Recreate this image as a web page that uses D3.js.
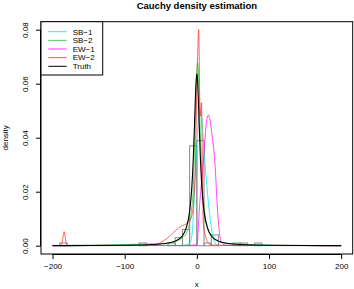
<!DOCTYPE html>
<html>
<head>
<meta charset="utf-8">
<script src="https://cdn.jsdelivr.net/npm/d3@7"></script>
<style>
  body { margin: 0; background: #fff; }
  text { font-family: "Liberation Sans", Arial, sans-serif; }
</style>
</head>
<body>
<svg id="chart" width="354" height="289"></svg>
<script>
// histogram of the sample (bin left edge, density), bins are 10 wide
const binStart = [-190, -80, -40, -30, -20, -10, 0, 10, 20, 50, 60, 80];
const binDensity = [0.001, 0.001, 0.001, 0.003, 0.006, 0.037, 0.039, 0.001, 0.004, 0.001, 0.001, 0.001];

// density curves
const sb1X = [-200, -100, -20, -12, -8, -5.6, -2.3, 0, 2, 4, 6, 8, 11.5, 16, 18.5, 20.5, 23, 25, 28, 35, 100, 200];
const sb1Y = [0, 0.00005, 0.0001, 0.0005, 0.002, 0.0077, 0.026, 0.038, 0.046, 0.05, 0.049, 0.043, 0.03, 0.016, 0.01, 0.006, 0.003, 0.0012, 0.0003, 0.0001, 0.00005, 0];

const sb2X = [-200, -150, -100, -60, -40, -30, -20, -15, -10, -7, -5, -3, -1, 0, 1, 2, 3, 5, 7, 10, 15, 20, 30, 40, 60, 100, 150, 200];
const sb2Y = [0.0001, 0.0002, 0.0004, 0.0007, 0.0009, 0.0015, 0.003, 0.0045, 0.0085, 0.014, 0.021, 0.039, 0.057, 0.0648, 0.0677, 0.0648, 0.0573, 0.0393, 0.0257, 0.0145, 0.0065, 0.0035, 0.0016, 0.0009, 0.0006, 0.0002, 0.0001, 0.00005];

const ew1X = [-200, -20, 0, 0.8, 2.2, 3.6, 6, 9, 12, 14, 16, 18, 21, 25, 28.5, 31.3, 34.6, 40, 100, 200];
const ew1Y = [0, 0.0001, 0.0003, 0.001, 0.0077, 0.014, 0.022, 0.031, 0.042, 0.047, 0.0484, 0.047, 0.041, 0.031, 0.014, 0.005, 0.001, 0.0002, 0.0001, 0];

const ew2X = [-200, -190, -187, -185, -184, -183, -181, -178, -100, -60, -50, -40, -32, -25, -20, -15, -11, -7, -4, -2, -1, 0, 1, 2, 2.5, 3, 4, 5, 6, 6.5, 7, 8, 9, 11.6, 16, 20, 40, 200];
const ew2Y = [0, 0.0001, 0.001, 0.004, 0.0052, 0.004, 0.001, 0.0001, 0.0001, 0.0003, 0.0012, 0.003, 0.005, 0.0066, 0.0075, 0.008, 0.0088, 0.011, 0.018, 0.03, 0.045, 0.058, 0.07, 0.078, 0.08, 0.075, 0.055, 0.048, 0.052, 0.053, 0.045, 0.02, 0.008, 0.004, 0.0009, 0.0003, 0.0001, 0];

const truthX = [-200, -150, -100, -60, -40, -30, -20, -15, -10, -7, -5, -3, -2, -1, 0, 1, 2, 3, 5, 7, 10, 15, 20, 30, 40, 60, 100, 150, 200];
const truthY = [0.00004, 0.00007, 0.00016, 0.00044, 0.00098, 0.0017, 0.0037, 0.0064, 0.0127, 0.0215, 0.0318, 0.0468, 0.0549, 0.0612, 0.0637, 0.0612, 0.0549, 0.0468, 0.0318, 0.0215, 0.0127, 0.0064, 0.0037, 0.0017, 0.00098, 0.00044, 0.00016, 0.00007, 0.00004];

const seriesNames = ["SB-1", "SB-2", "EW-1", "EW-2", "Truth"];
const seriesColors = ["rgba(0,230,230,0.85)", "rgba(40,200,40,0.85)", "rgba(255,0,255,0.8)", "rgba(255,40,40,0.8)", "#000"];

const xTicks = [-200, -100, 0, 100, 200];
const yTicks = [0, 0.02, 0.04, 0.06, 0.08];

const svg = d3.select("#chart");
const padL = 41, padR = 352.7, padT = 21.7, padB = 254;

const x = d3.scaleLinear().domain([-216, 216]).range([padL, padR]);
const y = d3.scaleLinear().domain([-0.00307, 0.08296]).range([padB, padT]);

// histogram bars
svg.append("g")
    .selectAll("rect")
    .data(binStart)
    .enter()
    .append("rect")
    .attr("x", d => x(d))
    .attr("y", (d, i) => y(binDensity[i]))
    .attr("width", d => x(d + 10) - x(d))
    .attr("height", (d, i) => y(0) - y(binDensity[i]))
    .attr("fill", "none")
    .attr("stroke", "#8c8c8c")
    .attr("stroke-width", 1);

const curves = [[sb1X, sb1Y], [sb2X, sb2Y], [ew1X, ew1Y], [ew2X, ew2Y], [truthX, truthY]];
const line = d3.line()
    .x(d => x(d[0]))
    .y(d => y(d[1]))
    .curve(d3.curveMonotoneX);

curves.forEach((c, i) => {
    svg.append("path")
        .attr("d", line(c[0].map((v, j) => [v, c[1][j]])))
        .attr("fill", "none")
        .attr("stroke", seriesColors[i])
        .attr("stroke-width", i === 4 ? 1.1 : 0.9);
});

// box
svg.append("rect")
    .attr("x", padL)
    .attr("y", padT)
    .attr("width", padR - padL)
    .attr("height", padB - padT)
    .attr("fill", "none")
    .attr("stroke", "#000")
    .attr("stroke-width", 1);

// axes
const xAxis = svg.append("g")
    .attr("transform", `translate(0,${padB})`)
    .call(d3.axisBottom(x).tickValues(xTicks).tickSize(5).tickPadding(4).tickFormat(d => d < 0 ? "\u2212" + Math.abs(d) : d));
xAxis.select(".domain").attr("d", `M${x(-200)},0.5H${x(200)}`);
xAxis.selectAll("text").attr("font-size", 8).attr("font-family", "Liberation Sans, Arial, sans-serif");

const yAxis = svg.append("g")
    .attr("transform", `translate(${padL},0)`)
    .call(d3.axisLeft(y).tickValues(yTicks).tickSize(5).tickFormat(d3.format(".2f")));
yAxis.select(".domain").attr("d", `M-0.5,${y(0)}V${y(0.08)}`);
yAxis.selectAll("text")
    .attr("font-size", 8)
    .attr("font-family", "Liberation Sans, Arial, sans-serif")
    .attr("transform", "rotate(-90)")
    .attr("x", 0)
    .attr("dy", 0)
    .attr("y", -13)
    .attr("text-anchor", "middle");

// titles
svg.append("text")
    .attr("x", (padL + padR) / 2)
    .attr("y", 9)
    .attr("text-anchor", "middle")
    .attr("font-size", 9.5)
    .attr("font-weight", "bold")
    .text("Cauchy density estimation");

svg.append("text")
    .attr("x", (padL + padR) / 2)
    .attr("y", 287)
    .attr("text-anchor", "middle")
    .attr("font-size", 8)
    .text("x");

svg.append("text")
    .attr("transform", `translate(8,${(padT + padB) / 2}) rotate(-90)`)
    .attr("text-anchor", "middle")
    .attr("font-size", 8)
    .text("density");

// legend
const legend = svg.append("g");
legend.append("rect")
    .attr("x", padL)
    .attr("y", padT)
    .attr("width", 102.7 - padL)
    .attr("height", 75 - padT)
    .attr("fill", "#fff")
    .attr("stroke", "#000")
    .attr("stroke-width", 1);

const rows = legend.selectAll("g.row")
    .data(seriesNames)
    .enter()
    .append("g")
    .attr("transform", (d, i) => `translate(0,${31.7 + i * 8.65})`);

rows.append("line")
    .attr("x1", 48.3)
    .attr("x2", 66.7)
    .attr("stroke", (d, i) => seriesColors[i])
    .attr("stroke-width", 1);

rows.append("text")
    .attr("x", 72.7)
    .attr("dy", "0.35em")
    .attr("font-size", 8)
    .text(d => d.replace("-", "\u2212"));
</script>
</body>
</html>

::::::::

- EXERCISE TASK -
Leaving out the pictures, repeat the data above exactly.

- RESPONSE TO THIS TASK -
Recreate this image as a web page that uses D3.js.
<!DOCTYPE html>
<html>
<head>
<meta charset="utf-8">
<script src="https://cdn.jsdelivr.net/npm/d3@7"></script>
<style>
  body { margin: 0; background: #fff; }
  text { font-family: "Liberation Sans", Arial, sans-serif; }
</style>
</head>
<body>
<svg id="chart" width="354" height="289"></svg>
<script>
// histogram of the sample (bin left edge, density), bins are 10 wide
const binStart = [-190, -80, -40, -30, -20, -10, 0, 10, 20, 50, 60, 80];
const binDensity = [0.001, 0.001, 0.001, 0.003, 0.006, 0.037, 0.039, 0.001, 0.004, 0.001, 0.001, 0.001];

// density curves
const sb1X = [-200, -100, -20, -12, -8, -5.6, -2.3, 0, 2, 4, 6, 8, 11.5, 16, 18.5, 20.5, 23, 25, 28, 35, 100, 200];
const sb1Y = [0, 0.00005, 0.0001, 0.0005, 0.002, 0.0077, 0.026, 0.038, 0.046, 0.05, 0.049, 0.043, 0.03, 0.016, 0.01, 0.006, 0.003, 0.0012, 0.0003, 0.0001, 0.00005, 0];

const sb2X = [-200, -150, -100, -60, -40, -30, -20, -15, -10, -7, -5, -3, -1, 0, 1, 2, 3, 5, 7, 10, 15, 20, 30, 40, 60, 100, 150, 200];
const sb2Y = [0.0001, 0.0002, 0.0004, 0.0007, 0.0009, 0.0015, 0.003, 0.0045, 0.0085, 0.014, 0.021, 0.039, 0.057, 0.0648, 0.0677, 0.0648, 0.0573, 0.0393, 0.0257, 0.0145, 0.0065, 0.0035, 0.0016, 0.0009, 0.0006, 0.0002, 0.0001, 0.00005];

const ew1X = [-200, -20, 0, 0.8, 2.2, 3.6, 6, 9, 12, 14, 16, 18, 21, 25, 28.5, 31.3, 34.6, 40, 100, 200];
const ew1Y = [0, 0.0001, 0.0003, 0.001, 0.0077, 0.014, 0.022, 0.031, 0.042, 0.047, 0.0484, 0.047, 0.041, 0.031, 0.014, 0.005, 0.001, 0.0002, 0.0001, 0];

const ew2X = [-200, -190, -187, -185, -184, -183, -181, -178, -100, -60, -50, -40, -32, -25, -20, -15, -11, -7, -4, -2, -1, 0, 1, 2, 2.5, 3, 4, 5, 6, 6.5, 7, 8, 9, 11.6, 16, 20, 40, 200];
const ew2Y = [0, 0.0001, 0.001, 0.004, 0.0052, 0.004, 0.001, 0.0001, 0.0001, 0.0003, 0.0012, 0.003, 0.005, 0.0066, 0.0075, 0.008, 0.0088, 0.011, 0.018, 0.03, 0.045, 0.058, 0.07, 0.078, 0.08, 0.075, 0.055, 0.048, 0.052, 0.053, 0.045, 0.02, 0.008, 0.004, 0.0009, 0.0003, 0.0001, 0];

const truthX = [-200, -150, -100, -60, -40, -30, -20, -15, -10, -7, -5, -3, -2, -1, 0, 1, 2, 3, 5, 7, 10, 15, 20, 30, 40, 60, 100, 150, 200];
const truthY = [0.00004, 0.00007, 0.00016, 0.00044, 0.00098, 0.0017, 0.0037, 0.0064, 0.0127, 0.0215, 0.0318, 0.0468, 0.0549, 0.0612, 0.0637, 0.0612, 0.0549, 0.0468, 0.0318, 0.0215, 0.0127, 0.0064, 0.0037, 0.0017, 0.00098, 0.00044, 0.00016, 0.00007, 0.00004];

const seriesNames = ["SB-1", "SB-2", "EW-1", "EW-2", "Truth"];
const seriesColors = ["rgba(0,230,230,0.85)", "rgba(40,200,40,0.85)", "rgba(255,0,255,0.8)", "rgba(255,40,40,0.8)", "#000"];

const xTicks = [-200, -100, 0, 100, 200];
const yTicks = [0, 0.02, 0.04, 0.06, 0.08];

const svg = d3.select("#chart");
const padL = 41, padR = 352.7, padT = 21.7, padB = 254;

const x = d3.scaleLinear().domain([-216, 216]).range([padL, padR]);
const y = d3.scaleLinear().domain([-0.00307, 0.08296]).range([padB, padT]);

// histogram bars
svg.append("g")
    .selectAll("rect")
    .data(binStart)
    .enter()
    .append("rect")
    .attr("x", d => x(d))
    .attr("y", (d, i) => y(binDensity[i]))
    .attr("width", d => x(d + 10) - x(d))
    .attr("height", (d, i) => y(0) - y(binDensity[i]))
    .attr("fill", "none")
    .attr("stroke", "#8c8c8c")
    .attr("stroke-width", 1);

const curves = [[sb1X, sb1Y], [sb2X, sb2Y], [ew1X, ew1Y], [ew2X, ew2Y], [truthX, truthY]];
const line = d3.line()
    .x(d => x(d[0]))
    .y(d => y(d[1]))
    .curve(d3.curveMonotoneX);

curves.forEach((c, i) => {
    svg.append("path")
        .attr("d", line(c[0].map((v, j) => [v, c[1][j]])))
        .attr("fill", "none")
        .attr("stroke", seriesColors[i])
        .attr("stroke-width", i === 4 ? 1.1 : 0.9);
});

// box
svg.append("rect")
    .attr("x", padL)
    .attr("y", padT)
    .attr("width", padR - padL)
    .attr("height", padB - padT)
    .attr("fill", "none")
    .attr("stroke", "#000")
    .attr("stroke-width", 1);

// axes
const xAxis = svg.append("g")
    .attr("transform", `translate(0,${padB})`)
    .call(d3.axisBottom(x).tickValues(xTicks).tickSize(5).tickPadding(4).tickFormat(d => d < 0 ? "\u2212" + Math.abs(d) : d));
xAxis.select(".domain").attr("d", `M${x(-200)},0.5H${x(200)}`);
xAxis.selectAll("text").attr("font-size", 8).attr("font-family", "Liberation Sans, Arial, sans-serif");

const yAxis = svg.append("g")
    .attr("transform", `translate(${padL},0)`)
    .call(d3.axisLeft(y).tickValues(yTicks).tickSize(5).tickFormat(d3.format(".2f")));
yAxis.select(".domain").attr("d", `M-0.5,${y(0)}V${y(0.08)}`);
yAxis.selectAll("text")
    .attr("font-size", 8)
    .attr("font-family", "Liberation Sans, Arial, sans-serif")
    .attr("transform", "rotate(-90)")
    .attr("x", 0)
    .attr("dy", 0)
    .attr("y", -13)
    .attr("text-anchor", "middle");

// titles
svg.append("text")
    .attr("x", (padL + padR) / 2)
    .attr("y", 9)
    .attr("text-anchor", "middle")
    .attr("font-size", 9.5)
    .attr("font-weight", "bold")
    .text("Cauchy density estimation");

svg.append("text")
    .attr("x", (padL + padR) / 2)
    .attr("y", 287)
    .attr("text-anchor", "middle")
    .attr("font-size", 8)
    .text("x");

svg.append("text")
    .attr("transform", `translate(8,${(padT + padB) / 2}) rotate(-90)`)
    .attr("text-anchor", "middle")
    .attr("font-size", 8)
    .text("density");

// legend
const legend = svg.append("g");
legend.append("rect")
    .attr("x", padL)
    .attr("y", padT)
    .attr("width", 102.7 - padL)
    .attr("height", 75 - padT)
    .attr("fill", "#fff")
    .attr("stroke", "#000")
    .attr("stroke-width", 1);

const rows = legend.selectAll("g.row")
    .data(seriesNames)
    .enter()
    .append("g")
    .attr("transform", (d, i) => `translate(0,${31.7 + i * 8.65})`);

rows.append("line")
    .attr("x1", 48.3)
    .attr("x2", 66.7)
    .attr("stroke", (d, i) => seriesColors[i])
    .attr("stroke-width", 1);

rows.append("text")
    .attr("x", 72.7)
    .attr("dy", "0.35em")
    .attr("font-size", 8)
    .text(d => d.replace("-", "\u2212"));
</script>
</body>
</html>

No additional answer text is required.